# Exercise
Retype each line of the material exactly, please, skipping any picture in it.

┄┄┄┄┄┄

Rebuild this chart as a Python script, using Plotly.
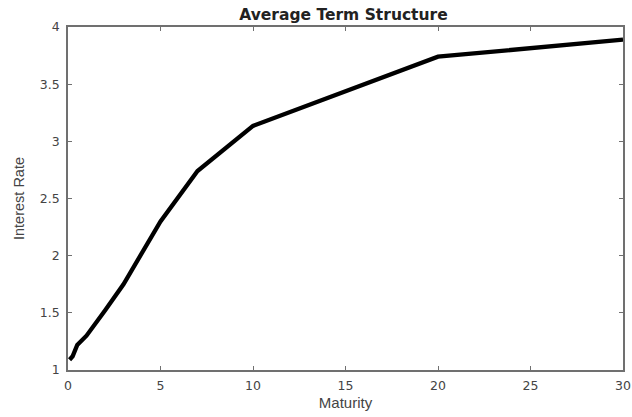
import plotly.graph_objects as go

maturity = [0.083, 0.25, 0.5, 1, 2, 3, 5, 7, 10, 20, 30]
rate = [1.09, 1.12, 1.22, 1.30, 1.52, 1.75, 2.30, 2.74, 3.135, 3.74, 3.89]

x_ticks = [0, 5, 10, 15, 20, 25, 30]
y_ticks = [1, 1.5, 2, 2.5, 3, 3.5, 4]

fig = go.Figure()
fig.add_trace(go.Scatter(x=maturity, y=rate, mode="lines",
                         line=dict(color="black", width=4.3), showlegend=False,
                         hoverinfo="skip"))

axis_common = dict(showline=True, linecolor="#707070", linewidth=1.5, mirror="ticks",
                   ticks="inside", ticklen=4, tickcolor="#707070", tickwidth=1,
                   showgrid=False, zeroline=False, automargin=False,
                   tickfont=dict(family="DejaVu Sans", size=12.5, color="#444444"))

fig.update_layout(
    width=632, height=417,
    margin=dict(l=68, r=9, t=27, b=47),
    paper_bgcolor="white", plot_bgcolor="white",
    title=dict(text="<b>Average Term Structure</b>", x=343.5/632, xanchor="center",
               y=1 - 15/417, yanchor="middle",
               font=dict(family="DejaVu Sans", size=15.5, color="#222222")),
    xaxis=dict(range=[0, 30], tickvals=x_ticks, ticktext=[str(v) for v in x_ticks],
               ticklabelstandoff=3,
               title=dict(text="Maturity", standoff=6,
                          font=dict(family="Liberation Sans", size=15, color="#444444")),
               **axis_common),
    yaxis=dict(range=[1, 4], tickvals=y_ticks, ticktext=[f"{v:g}" for v in y_ticks],
               ticklabelstandoff=4,
               title=dict(text="Interest Rate", standoff=12,
                          font=dict(family="Liberation Sans", size=14.5, color="#444444")),
               **axis_common),
)

fig.write_html("out.html", config={"displayModeBar": False},
               post_script="document.body.style.margin='0';")
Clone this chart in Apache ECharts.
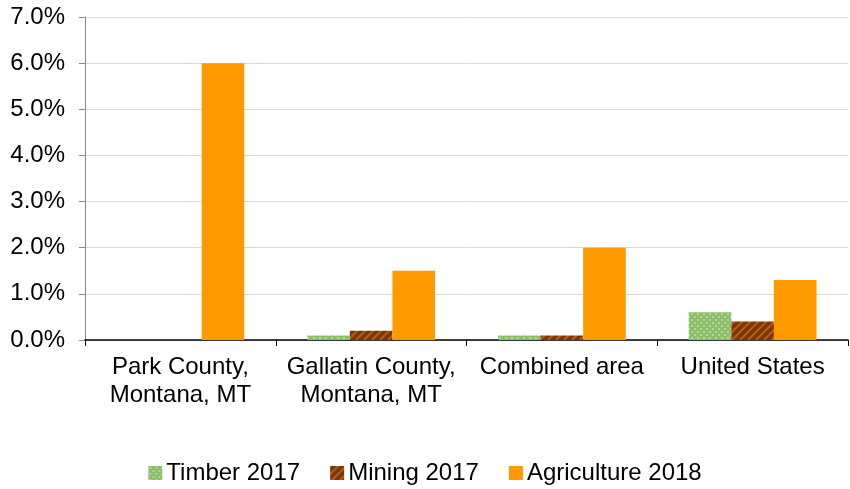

┄┄┄┄┄┄

# Result of the task
Rebuild this chart as a Python script, using Plotly.
import plotly.graph_objects as go

maturity = [0.083, 0.25, 0.5, 1, 2, 3, 5, 7, 10, 20, 30]
rate = [1.09, 1.12, 1.22, 1.30, 1.52, 1.75, 2.30, 2.74, 3.135, 3.74, 3.89]

x_ticks = [0, 5, 10, 15, 20, 25, 30]
y_ticks = [1, 1.5, 2, 2.5, 3, 3.5, 4]

fig = go.Figure()
fig.add_trace(go.Scatter(x=maturity, y=rate, mode="lines",
                         line=dict(color="black", width=4.3), showlegend=False,
                         hoverinfo="skip"))

axis_common = dict(showline=True, linecolor="#707070", linewidth=1.5, mirror="ticks",
                   ticks="inside", ticklen=4, tickcolor="#707070", tickwidth=1,
                   showgrid=False, zeroline=False, automargin=False,
                   tickfont=dict(family="DejaVu Sans", size=12.5, color="#444444"))

fig.update_layout(
    width=632, height=417,
    margin=dict(l=68, r=9, t=27, b=47),
    paper_bgcolor="white", plot_bgcolor="white",
    title=dict(text="<b>Average Term Structure</b>", x=343.5/632, xanchor="center",
               y=1 - 15/417, yanchor="middle",
               font=dict(family="DejaVu Sans", size=15.5, color="#222222")),
    xaxis=dict(range=[0, 30], tickvals=x_ticks, ticktext=[str(v) for v in x_ticks],
               ticklabelstandoff=3,
               title=dict(text="Maturity", standoff=6,
                          font=dict(family="Liberation Sans", size=15, color="#444444")),
               **axis_common),
    yaxis=dict(range=[1, 4], tickvals=y_ticks, ticktext=[f"{v:g}" for v in y_ticks],
               ticklabelstandoff=4,
               title=dict(text="Interest Rate", standoff=12,
                          font=dict(family="Liberation Sans", size=14.5, color="#444444")),
               **axis_common),
)

fig.write_html("out.html", config={"displayModeBar": False},
               post_script="document.body.style.margin='0';")
Clone this chart in Apache ECharts.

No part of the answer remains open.